The Korean Cultural Center in Nigeria (KCCN) at the weekend showed a popular Korean film depicting the last Korean Empress, Queen Myeongseong, noting that it exposes the similar historical and political development which Nigeria share with Korea.
According to the Public Relations Manager of the KCCN, Juri Min, the aim of screening the film to the large audience who attended the event was to keep Nigerian movie enthusiasts abreast of the Korean historical development and how it related to Nigeria.
The film tells story of pre-colonial era of the Korea nations before the invasion of the country by the Japanese army. The north and South Korea was commonly known as Jeosun Dynasty, which was ruled by an Empress, Queen Myeongseong, who was latter killed by the Japanese army.
It was a story of how the Empress, who played a very significant role in the history and affairs of the Korean people, rose to power and how she fought to defend the territory of the Jeosun Dynasty before she was killed.
Speaking on the import of the music which has become transformed into a film, the Public Relations Manager of KCCN said “It is about the last Empress of Korea.

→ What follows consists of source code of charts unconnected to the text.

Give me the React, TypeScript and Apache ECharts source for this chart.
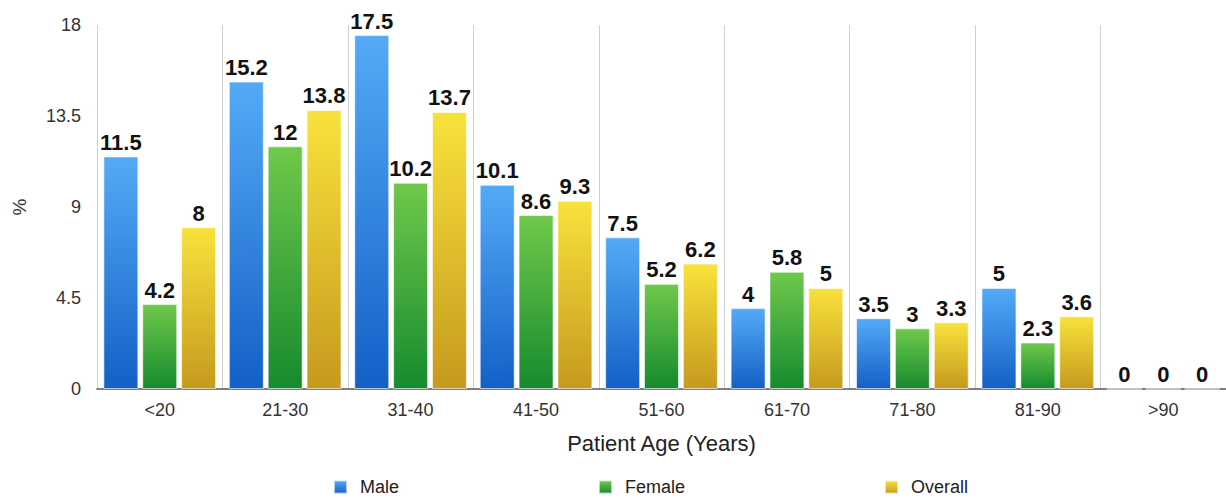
import React, { useEffect, useRef } from "react";
import * as echarts from "echarts";

const categories = ["<20", "21-30", "31-40", "41-50", "51-60", "61-70", "71-80", "81-90", ">90"];
const maleValues = [11.5, 15.2, 17.5, 10.1, 7.5, 4, 3.5, 5, 0];
const femaleValues = [4.2, 12, 10.2, 8.6, 5.2, 5.8, 3, 2.3, 0];
const overallValues = [8, 13.8, 13.7, 9.3, 6.2, 5, 3.3, 3.6, 0];
const yTicks = { min: 0, max: 18, interval: 4.5 };

const FONT = "'Liberation Sans', Arial, Helvetica, sans-serif";

function grad(top: string, bottom: string) {
  return new echarts.graphic.LinearGradient(0, 0, 0, 1, [
    { offset: 0, color: top },
    { offset: 1, color: bottom },
  ]);
}

export default function App() {
  const ref = useRef<HTMLDivElement>(null);
  useEffect(() => {
    document.body.style.margin = "0";
    if (!ref.current) return;
    const chart = echarts.init(ref.current, undefined, { renderer: "svg" });
    const label = {
      show: true,
      position: "top" as const,
      distance: 3,
      fontFamily: FONT,
      fontSize: 22,
      fontWeight: "bold" as const,
      color: "#111",
      textBorderColor: "#fff",
      textBorderWidth: 2,
    };
    const mk = (name: string, data: number[], top: string, bottom: string) => ({
      name,
      type: "bar" as const,
      data,
      barWidth: 35,
      barGap: "11%",
      itemStyle: { color: grad(top, bottom), borderColor: "rgba(255,255,255,0.6)", borderWidth: 1 },
      label,
    });
    chart.setOption({
      animation: false,
      textStyle: { fontFamily: FONT },
      grid: { left: 97, right: -8, top: 25, bottom: 110 },
      legend: {
        top: 478,
        left: 333,
        padding: 0,
        itemWidth: 13,
        itemHeight: 13,
        itemGap: 199,
        icon: "rect",
        textStyle: { fontFamily: FONT, fontSize: 18, lineHeight: 18, color: "#222", padding: [0, 0, 0, 8] },
        data: ["Male", "Female", "Overall"],
      },
      xAxis: {
        type: "category",
        data: categories,
        axisLine: { show: true, lineStyle: { color: "#555", width: 1.5 } },
        axisTick: { show: false },
        axisLabel: { fontSize: 18, color: "#333", margin: 12, fontFamily: FONT },
        splitLine: { show: true, lineStyle: { color: "#cfcfcf", width: 1 } },
        name: "Patient Age (Years)",
        nameLocation: "middle",
        nameGap: 43,
        nameTextStyle: { fontSize: 22, color: "#222", fontFamily: FONT },
      },
      yAxis: {
        type: "value",
        min: yTicks.min,
        max: yTicks.max,
        interval: yTicks.interval,
        axisLine: { show: false },
        axisTick: { show: false },
        splitLine: { show: false },
        axisLabel: { fontSize: 18, color: "#333", margin: 16, fontFamily: FONT },
        name: "%",
        nameLocation: "middle",
        nameGap: 68,
        nameTextStyle: { fontSize: 19, color: "#333", fontFamily: FONT },
      },
      series: [
        mk("Male", maleValues, "#55aaf7", "#1360c6"),
        mk("Female", femaleValues, "#6fc94b", "#168a2e"),
        mk("Overall", overallValues, "#f8e23c", "#c69a1e"),
      ],
    });
    return () => chart.dispose();
  }, []);
  return <div ref={ref} style={{ width: 1226, height: 499 }} />;
}
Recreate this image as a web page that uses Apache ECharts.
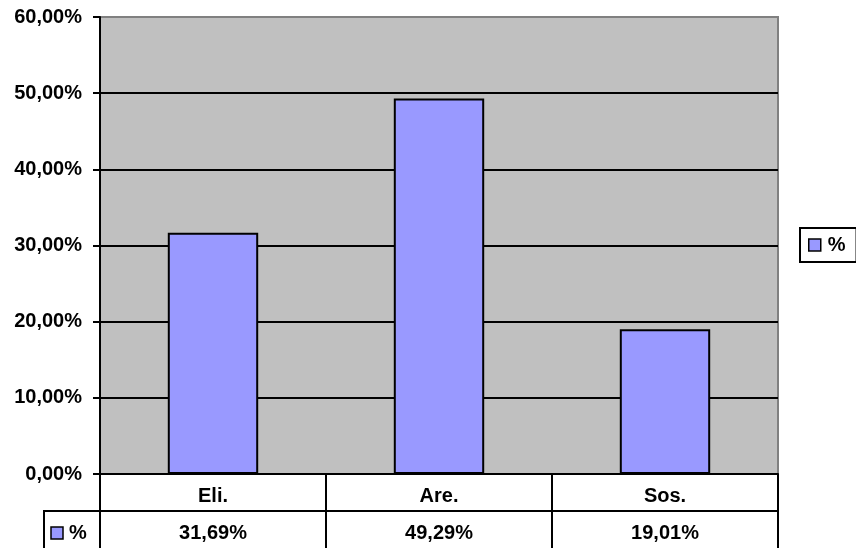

It is a musical but it has been transformed into a movie so that so that people can watch and know about Korean history”.
Explaining further she said “we had a very sad history in Korea and that is what we want to show to people of Nigeria to know our history also, that we once had a sad history”.
Min said also that long time ago, both north and South Korea was simply identified as Joesun Dynasty before it was divided into north and South Korea, adding that Empress Myeongseong was the last Empress Korea had.
She said the movie will portray Nigeria and Korea as people with similar history given that they once suffered colonialism before independence, pointing out that it will help to build the understanding and bilateral relationship between Korea and Nigeria as one people.
A movie enthusiast, Chisom Asika, who was at the KCCN during the movie screening, said it was an insight into the Korean culture, though musical, but X-rays the pre colonial era of the Korean people before the Japanese invasion.
To this end, he urged the Nigerian government to borrow a leaf from the Koreans to help preserve and expose the Nigeria pre-colonial history and tradition, adding that through the movie one could see what the Koreans had to go through to gain independence from Japan.